Increasingly during World War II, infantry regiments employed the regimental combat team (RCT) concept.  A regimental combat team might be a group of combat units; for example, it might include an artillery battalion, an engineer company, a medical company, and a signal detachment, all supporting the infantry regiment employed to accomplish a given mission.  The sub-legions of the postcolonial period (1792 - 96) commanded by the Revolutionary War hero Anthony Wayne were the predecessors of the regimental combat team.  Regimental combat teams, formed after World War II and during the Korean War to perform limited tactical objectives, were composed of an infantry regiment, a field artillery battalion, and an engineer company.  The colors are blue and white for infantry, red for artillery, and red and white for engineers.

187th Abn RCT patch
187th Abn RCT

Worn from:  19 March 1952 - September 1956.

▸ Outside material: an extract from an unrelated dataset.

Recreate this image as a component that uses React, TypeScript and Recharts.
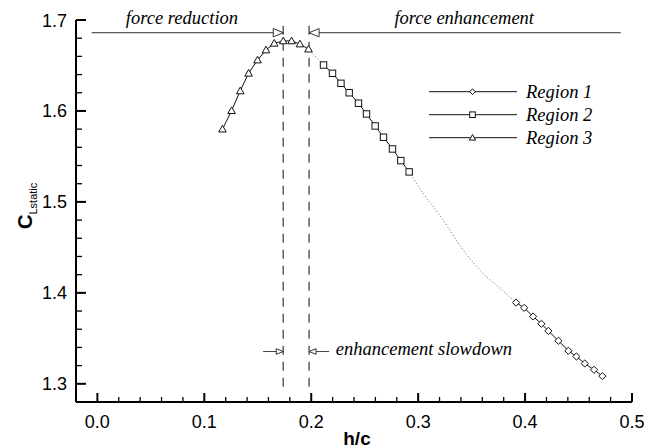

The parachute represents the airborne mission of the team and the wing suggests the unit's original service as a glider regiment.  The flame refers to the unit's spirit and their readiness to engage the enemy.

Numerous variations exist for this unit patch which was worn as a pocket patch by elements of the regiment while with the 101st Airborne Division in Vietnam.  The units and patch variations are as follows:

187th Abn RCT Patch 3
187th Abn RCT

Worn from:  Early 1952 - October 1956.

The parachute, wings, and the flame are depicted in a design that is slightly modified from the original.

187th RCT Patch 4
187th RCT

Worn from:  Early 1952 - Unknown.

In this design, the numerical designation of the unit is superimposed upon the wing.

187th Abn UNRCT  RCT patch
187th Abn RCT

Worn from:  1050's - 

In this design the emblem of the United Nations is substituted for the original design and includes the motto, "Angles from Hell."

187th Abn RCT patch 6
187th Abn RCT6

Worn from:  The inscription "Red Legs" is the nickname given to artillerymen.  It appears above a descending airborne army mule firing a mortar round.

187th Abn RCT patch
187th Abn RCT

Worn from:  Early 1950's.

An airborne pack animal is depicted carrying a machine gun on its back.

187th Abn Korea patch
187th Abn Korea

Worn from:  21 October 1950 - 27 July 1953 (Unauthorized).

This patch commemorates the unit's first combat jump in Korea at Sukchon and Sunchon on 20 October 1950.  Rakkasans is the name given the 187th by the Japanese.  Literally translated it means "falling down umbrella."

187th ARCT patch
187th ARCT

Worn from:  Early 1950's.

On an infantry blue shield is a winged airborne red circle with the unit's designation in the center.  The design of the insignia is taken from that of the Eleventh Airborne Division shoulder-sleeve insignia.  The Rakkasans have the distinction of being the only American airborne unit to enter combat in all three modes of airborne vertical envelopment:  glider, parachute, and helicopters.  Today, the 187th serves in the War Eagle Brigade of the 101st Airborne Division, the nation's all-purpose air assault division and lead element of the Strategic Rapid Deployment Ready Force.